There are some things you just absorb in life, some things you don’t think about until later and you realize these were the special moments that have incredible meaning.
Like saying goodbye.
I remember the family visits to grandparents and cousins and far away friends and as those visits came to an end, there was a feeling that would come over us. Not a “pall” like poets would write, but a cloud. A cloud of anticipation, of readiness, of regret and of hope for one more moment with the people we loved.
In my memories, I can see us always gathered at the curb. In front of whatever home, no matter what the weather. We’d slowly gravitate toward our places — those of us who would be traveling would aim for our side of the car and our relatives would circle us, and we’d make some last minute comments about the visit or funny moments or things we promised to do when we got home. And then came the hugs.

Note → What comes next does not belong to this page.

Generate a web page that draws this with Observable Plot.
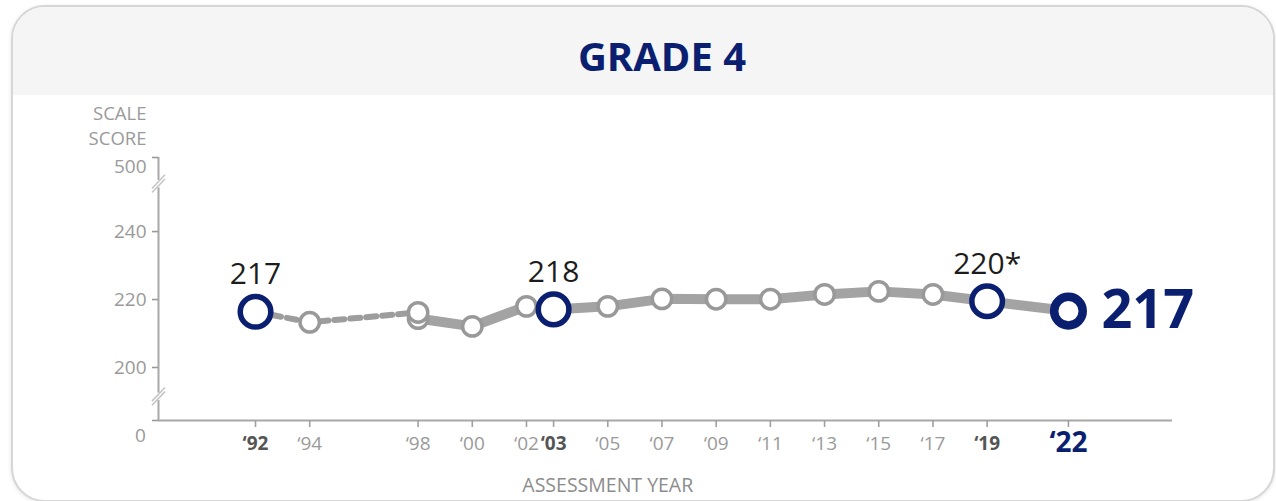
<!DOCTYPE html>
<html>
<head>
<meta charset="utf-8">
<script src="https://cdn.jsdelivr.net/npm/d3@7"></script>
<script src="https://cdn.jsdelivr.net/npm/@observablehq/plot@0.6"></script>
<style>
  html, body { margin: 0; padding: 0; background: #fff; width: 1276px; height: 501px; overflow: hidden; font-family: "Open Sans", sans-serif; }
  #card { position: absolute; left: 11px; top: 5px; width: 1264px; height: 497px; box-sizing: border-box; border: 2px solid #d6d6d6; border-radius: 34px; overflow: hidden; background: #fff; box-shadow: 0 1px 4px rgba(0,0,0,0.10); }
  #head { position: absolute; left: 0; top: 0; right: 0; height: 88px; background: #f5f5f6; }
  #title { position: absolute; left: 0; width: 1324px; top: 36px; text-align: center; font-family: "Open Sans", sans-serif; font-weight: 700; font-size: 40px; line-height: 40px; color: #0b1f70; }
  #chart { position: absolute; left: 0; top: 0; }
</style>
</head>
<body>
<div id="card"><div id="head"></div></div>
<div id="title">GRADE 4</div>
<div id="chart"></div>
<script>
// ---- data ----
const years = [1992, 1994, 1998, 2000, 2002, 2003, 2005, 2007, 2009, 2011, 2013, 2015, 2017, 2019, 2022];
const boldYears = [1992, 2003, 2019];
const currentYears = [2022];
const earlyYears = [1992, 1994, 1998];            // accommodations not permitted (dashed)
const earlyScores = [216.4, 213.3, 216.2];
const laterYears = [1998, 2000, 2002, 2003, 2005, 2007, 2009, 2011, 2013, 2015, 2017, 2019, 2022]; // accommodations permitted
const laterScores = [214.4, 212.1, 218.0, 217.1, 218.0, 220.2, 220.1, 220.1, 221.5, 222.4, 221.5, 219.5, 216.6];
const highlightYears = [1992, 2003, 2019];
const labelYears = [1992, 2003, 2019];
const labelTexts = ["217", "218", "220*"];
const currentLabel = "217";
const yTicks = [200, 220, 240];
const yTopLabel = "500";
const yBottomLabel = "0";
const yTitle = "SCALE\nSCORE";
const xTitle = "ASSESSMENT YEAR";

// ---- build ----
const navy = "#0b1f70";
const grayLine = "#a3a3a3";
const axisGray = "#a8a8a8";
const xDomain = [1988.42, 2025.84];
const yDomain = [184.4, 261.8];
const x0 = xDomain[0], y0 = yDomain[0], y1 = yDomain[1];

const early = earlyYears.map((year, i) => ({year, score: earlyScores[i]}));
const later = laterYears.map((year, i) => ({year, score: laterScores[i]}));
const highlighted = [
  ...early.filter(d => highlightYears.includes(d.year)),
  ...later.filter(d => highlightYears.includes(d.year) && d.year !== 1992)
];
const current = later.filter(d => currentYears.includes(d.year));
const grayLater = later.filter(d => !highlightYears.includes(d.year) && !currentYears.includes(d.year));
const grayEarly = early.filter(d => !highlightYears.includes(d.year));
const labels = labelYears.map((year, i) => ({year, text: labelTexts[i], score: (year === 1992 ? early : later).find(d => d.year === year).score}));
const fmtYear = y => "\u2018" + String(y).slice(2);
const regularYears = years.filter(y => !boldYears.includes(y) && !currentYears.includes(y));
const breaks = [254.1, 191.5];

const chart = Plot.plot({
  width: 1276,
  height: 501,
  marginLeft: 158,
  marginRight: 104,
  marginTop: 157,
  marginBottom: 81,
  style: { background: "transparent", fontFamily: "Open Sans, sans-serif", fontSize: "19px", overflow: "visible" },
  x: { domain: xDomain },
  y: { domain: yDomain },
  marks: [
    // axis lines
    Plot.ruleX([x0], { y1: y0, y2: y1, stroke: axisGray, strokeWidth: 2 }),
    Plot.ruleY([y0], { x1: x0, x2: xDomain[1], stroke: axisGray, strokeWidth: 2 }),
    Plot.axisY({ ticks: [y0, ...yTicks, y1], tickSize: 6, tickPadding: 6, tickFormat: d => yTicks.includes(d) ? d : "", color: "#9a9a9a", strokeWidth: 1.6, label: null, fontSize: 19 }),
    Plot.axisX({ ticks: years, tickSize: 7, tickFormat: () => "", color: "#a0a0a0", strokeWidth: 1.6, label: null }),
    // axis breaks
    Plot.link(breaks, { x1: x0, x2: x0, y1: d => d - 1.1, y2: d => d + 1.1, stroke: "white", strokeWidth: 6 }),
    Plot.link(breaks, { x1: x0 - 0.24, x2: x0 + 0.24, y1: d => d - 2.6, y2: d => d + 1.4, stroke: "#c4c4c4", strokeWidth: 1.5 }),
    Plot.link(breaks, { x1: x0 - 0.24, x2: x0 + 0.24, y1: d => d - 1.4, y2: d => d + 2.6, stroke: "#c4c4c4", strokeWidth: 1.5 }),
    // extra axis labels
    Plot.text([yTopLabel], { x: x0, y: y1, text: d => d, dx: -12, dy: 9, textAnchor: "end", fill: "#9a9a9a", fontSize: 19 }),
    Plot.text([yBottomLabel], { x: x0, y: y0, text: d => d, dx: -18, dy: 15, fill: "#9a9a9a", fontSize: 19 }),
    Plot.text([yTitle], { x: x0, y: y1, text: d => d, dx: -12, dy: -33, textAnchor: "end", lineHeight: 1.33, fill: "#9a9a9a", fontSize: 18.5 }),
    Plot.text([xTitle], { x: 2005, y: y0, text: d => d, dy: 65, fill: "#8c8c8c", fontSize: 19.5 }),
    // x tick labels
    Plot.text(regularYears, { x: d => d, y: y0, text: fmtYear, dy: 23, fill: "#9a9a9a", fontSize: 19 }),
    Plot.text(boldYears, { x: d => d, y: y0, text: fmtYear, dy: 23, fill: "#555", fontWeight: "bold", fontSize: 19 }),
    Plot.text(currentYears, { x: d => d, y: y0, text: fmtYear, dy: 23, fill: navy, fontWeight: "bold", fontSize: 28 }),
    // trend lines
    Plot.line(later, { x: "year", y: "score", stroke: grayLine, strokeWidth: 10, strokeLinejoin: "round" }),
    Plot.line(early, { x: "year", y: "score", stroke: "#9d9d9d", strokeWidth: 6, strokeDasharray: "10,6" }),
    // points
    Plot.dot(grayLater, { x: "year", y: "score", r: 9.7, fill: "white", stroke: "#999", strokeWidth: 3.5 }),
    Plot.dot(grayEarly, { x: "year", y: "score", r: 9.7, fill: "white", stroke: "#999", strokeWidth: 3.5 }),
    Plot.dot(highlighted, { x: "year", y: "score", r: 15.3, fill: "white", stroke: navy, strokeWidth: 5.5 }),
    Plot.dot(current, { x: "year", y: "score", r: 14.3, fill: "white", stroke: navy, strokeWidth: 8.5 }),
    // value labels
    Plot.text(labels, { x: "year", y: "score", text: "text", dy: -37, fill: "#1c1c1c", fontSize: 30 }),
    Plot.text(current, { x: "year", y: "score", text: () => currentLabel, dx: 33, textAnchor: "start", fill: navy, fontWeight: "bold", fontSize: 54 })
  ]
});
document.getElementById("chart").appendChild(chart);
</script>
</body>
</html>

My grandmothers — each of them — would always give us kids extra hugs and kisses. And we’d all stall a bit, lengthening our time together, until we’d break apart and wave and yell our goodbyes out the car windows until we could no longer see the waving hands and tears of some.
As the years would go by, my maternal grandmother would always say, “This isn’t goodbye” and I remember asking my mother why she used that phrase. Mom explained that we never knew when our last moment would be with each other, so rather than think of moments as the final ones, “this isn’t goodbye” meant that we looked forward to our next moments together.
I was blessed to hear “this isn’t goodbye” for many visits and Mom was right: That made each moment special. Each parting was immediately turned into the thought of our next time together.
Even when my grandmother was frail and made the effort to fly to see us, we’d make special arrangements at the airport to be the first ones to greet her and the last ones she saw before she boarded her flight. And even when I was out of college and proud to be an independent working woman, I could count on the fact that my family would hold on tight until the very last minute when it was time for us to say our farewells.
That’s called love. That’s called family. And for me, it’s one of the greatest gifts I can pass along to my children. No matter how old you are, no matter how frail I become, I want to hold you close to me until the very last second. Because I love you so incredibly much that I never, ever want to say goodbye.